Gay Marriage Proponents Target Reed

Author: David Scharfenberg
Publication: Providence Phoenix
Publication Date: September 27th, 2011

Click here to read the full article at the Providence Phoenix 

A coalition of local and national advocates for same-sex marriage have launched a campaign urging Senator Jack Reed to join the other three members of the Rhode Island delegation in supporting a repeal of the federal Defense of Marriage Act.

DOMA, signed by President Bill Clinton in 1996, defines marriage as a union of a man and a woman, forbids federal recognition of same-sex marriage, and holds that no state is required to recognize a same-sex marriage sanctioned by another state.

Repealing DOMA has been a top priority of gay rights advocates for years now. And activists have been marshalling support in Congress for the Repect for Marriage Act, which would nullify DOMA.

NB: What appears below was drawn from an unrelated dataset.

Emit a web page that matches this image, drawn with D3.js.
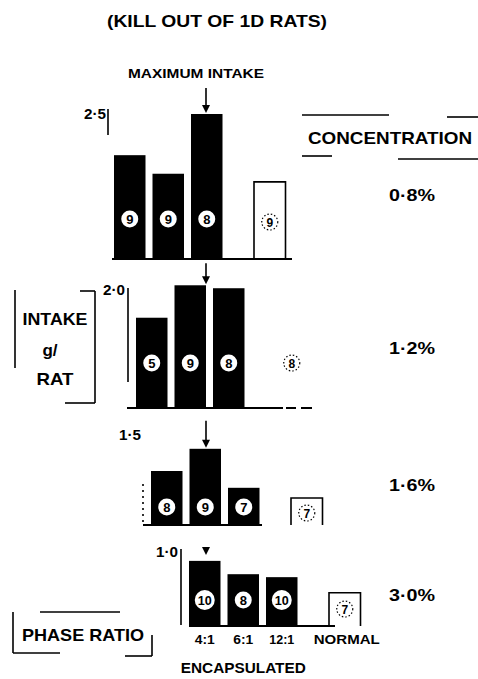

The coalition pressing Reed includes national organizations Freedom to Marry (which helped with this year's unsuccessful push for a same-sex marriage law in Rhode Island) and Courage Campaign and local groups Marriage Equality Rhode Island and Ocean State Action. The campaign includes a press for media coverage; a video of Deb Tevyaw, widow of a Rhode Island corrections officer and marriage equality advocate who pushed for her wife to get access to Social Security benefits upon her death (the pair were married in Massachusetts); and an online petition drive.

Advocates plan to deliver signatures to Senator Reed's office next week. I've put in a call to Senator Reed's office and will post reaction when I get it.

Freedom to Marry and Courage Campaign were part of an effort to win Maryland Senator Barbara Mikulski's support for the Respect for Marriage Act; this is a national effort.

Ray Sullivan, campaign director for MERI, says Senator Reed is an important figure in Washington, with key committee assignments and pull with colleagues on both sides of the aisle.

Repealing DOMA would be particularly impactful here, he says, because Rhode Island is sandwiched between two states that allow same-sex marriage. Rhode Islanders who cross the border to marry in one of those states would get access to a host of federal rights if DOMA is vanquished.